The Open University and York University present a monthly webinar series featuring graduate students and early career scholars.

Title:

Democracy, Distributive Politics, and Development Finance: Evidence from Africa

Speakers:

Dr Keyi Tang, Boston University Global Development Policy Center

Abstract:

Development agencies allocate billions of dollars annually to sub-Saharan Africa, yet funds may not reach the most vulnerable communities. This research investigates how external accountability through financier conditions, review processes, and internal accountability via recipient political competition affect subnational allocation of development finance in weak institutional contexts. Using geocoded data on Chinese and World Bank projects across 48 African countries (1995-2021), original data on district-level presidential and legislative election results in these countries during the same period, 175 elite interviews in Beijing, Washington D.C., Zambia, Ethiopia and Ghana, and granular data and qualitative case studies on road projects financed by all major development partners in Ethiopia, Zambia and Ghana (1999-2021), this book challenges prevailing assumptions about conditionality and competition.

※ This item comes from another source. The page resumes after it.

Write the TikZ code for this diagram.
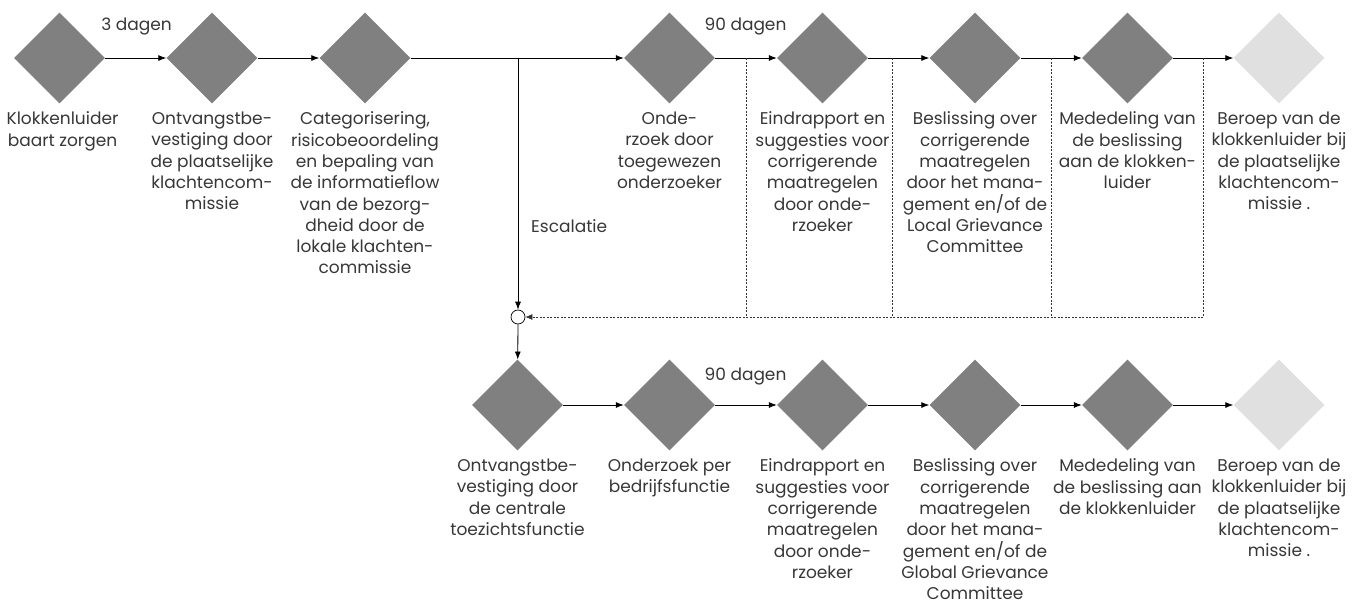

It demonstrates how more stringent conditionality can limit but not eliminate regional favoritism due to principal-agent problems, while greater political competition can exacerbate rather than reduce favoritism in weak institutional settings. The book also shows how domestic interest groups make distributive decisions based on political survival strategies—performative governance in autocracies (Ethiopia), rewarding coethnic/co-partisan strongholds in hybrid regimes (Zambia), swaying swing regions in democracies (Ghana). These findings reveal development finance allocation as shaped by complex interactions between financier preferences, recipient politics, and institutional contexts.